--- start SUPPLIED ENTRIES ---
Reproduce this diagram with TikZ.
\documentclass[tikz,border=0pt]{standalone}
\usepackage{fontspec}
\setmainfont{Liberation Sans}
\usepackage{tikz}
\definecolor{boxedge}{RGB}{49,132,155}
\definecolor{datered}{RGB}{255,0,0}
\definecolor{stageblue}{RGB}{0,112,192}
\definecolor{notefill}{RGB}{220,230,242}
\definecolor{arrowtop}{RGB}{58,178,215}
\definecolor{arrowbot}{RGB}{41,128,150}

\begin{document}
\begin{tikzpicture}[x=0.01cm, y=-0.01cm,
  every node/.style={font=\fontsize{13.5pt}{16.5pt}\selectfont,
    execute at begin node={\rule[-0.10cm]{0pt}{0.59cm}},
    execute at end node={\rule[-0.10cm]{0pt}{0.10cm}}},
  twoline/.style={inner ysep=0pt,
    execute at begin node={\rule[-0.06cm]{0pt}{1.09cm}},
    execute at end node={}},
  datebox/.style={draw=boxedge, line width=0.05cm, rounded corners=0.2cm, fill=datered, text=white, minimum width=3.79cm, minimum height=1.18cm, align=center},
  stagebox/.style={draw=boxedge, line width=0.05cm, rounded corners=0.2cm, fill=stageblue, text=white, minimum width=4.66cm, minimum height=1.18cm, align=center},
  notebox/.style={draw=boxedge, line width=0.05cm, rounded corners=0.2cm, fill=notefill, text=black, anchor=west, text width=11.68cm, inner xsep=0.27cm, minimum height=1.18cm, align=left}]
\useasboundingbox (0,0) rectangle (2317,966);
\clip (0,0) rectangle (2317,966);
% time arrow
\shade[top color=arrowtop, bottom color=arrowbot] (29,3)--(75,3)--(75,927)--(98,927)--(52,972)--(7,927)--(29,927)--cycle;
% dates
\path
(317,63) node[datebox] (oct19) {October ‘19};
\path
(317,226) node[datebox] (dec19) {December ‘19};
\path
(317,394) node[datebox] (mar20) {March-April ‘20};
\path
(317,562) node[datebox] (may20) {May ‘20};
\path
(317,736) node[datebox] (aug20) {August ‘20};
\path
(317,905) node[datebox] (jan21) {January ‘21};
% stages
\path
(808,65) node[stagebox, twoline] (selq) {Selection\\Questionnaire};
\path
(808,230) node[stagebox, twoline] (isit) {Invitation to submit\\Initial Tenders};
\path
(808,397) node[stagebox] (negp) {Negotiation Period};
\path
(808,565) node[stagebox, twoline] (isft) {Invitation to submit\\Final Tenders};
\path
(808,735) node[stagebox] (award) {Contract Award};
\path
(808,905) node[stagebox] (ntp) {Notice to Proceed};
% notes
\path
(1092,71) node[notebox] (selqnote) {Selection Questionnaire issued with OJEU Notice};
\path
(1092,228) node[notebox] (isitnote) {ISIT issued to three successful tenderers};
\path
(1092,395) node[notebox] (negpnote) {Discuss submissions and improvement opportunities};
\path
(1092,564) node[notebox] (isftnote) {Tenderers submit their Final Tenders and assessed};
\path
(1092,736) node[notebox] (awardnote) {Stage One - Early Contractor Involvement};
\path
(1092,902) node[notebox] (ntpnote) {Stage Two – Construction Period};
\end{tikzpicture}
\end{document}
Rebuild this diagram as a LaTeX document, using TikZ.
--- end SUPPLIED ENTRIES ---
Locate all lines that include the word "with" and copy them out.

Reproduce this diagram with TikZ.
(1092,71) node[notebox] (selqnote) {Selection Questionnaire issued with OJEU Notice};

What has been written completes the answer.